Suddenly, 10,000 hits per day are reduced to 100. Your product’s margin is so thin that
you cannot afford to advertise. You go from living large to not living at all.
Amazon is a perfect (as well as dangerous) illustration of how entrepreneurs
“hitchhike” themselves into one-way trips with another business.
Hitchhiking is
when your business is symbiotically codependent with another vehicle owned and
driven by someone else.
And that “someone” cannot be trusted or controlled.

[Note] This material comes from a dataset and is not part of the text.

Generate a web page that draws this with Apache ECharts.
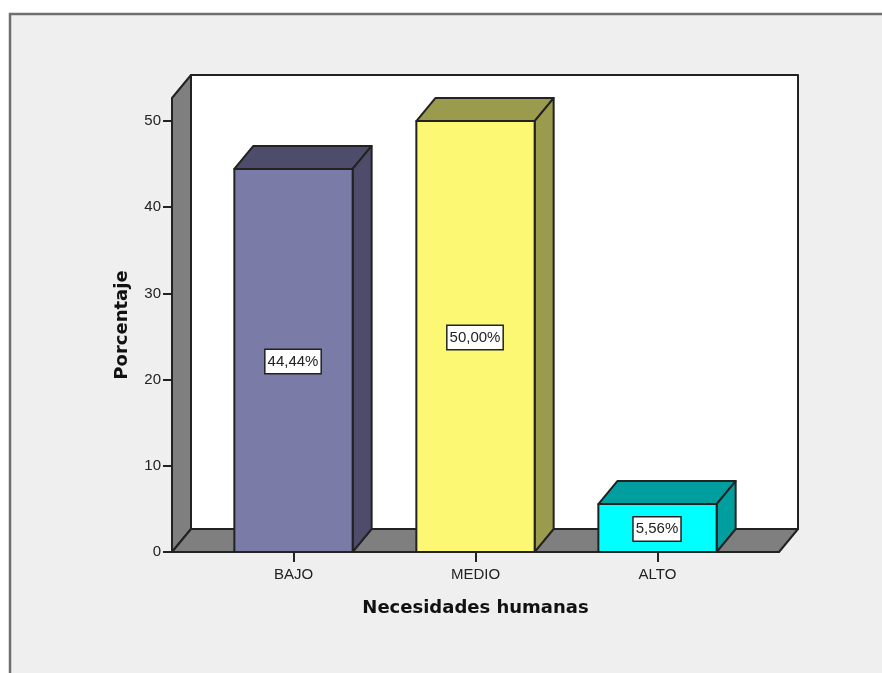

Yeah, you’re at the mercy of a corporate stranger and his driving, his decisions,
and his motives.
In the case of Amazon, thousands of entrepreneurs have jumped into their
bed, gambling that the bed won’t be overturned. In fact, you could argue that my
books violate control because they are primarily sold on Amazon. This is
somewhat true. If Amazon removed my books from their website, my sales
would definitely suffer. However, I would not be out of business, and I’d still be
able to sell thousands. Why? Because diversification from influence is also a tenet
of the Control Commandment. In my case, Amazon is just ONE of many
channels I use to sell my books. Diversification from influence means your
product pulls from multiple channels; not just Amazon, but other channels
including your website. Leveraging one channel as your business model is a risky
walk of the tight-rope.
However, more importantly, diversification from influence means that your
business’s core asset is immune from influence. In my case, my real assets that I
can control are my personal brand, my reader list, and my platform. I spent
nearly a decade building a forum that spreads my message and is within my
control—a terms-of-service change at Facebook, LinkedIn, or Barnes and Noble
cannot change the legacy structures I’ve created, although each of these venues is
a critical element in the business strategy.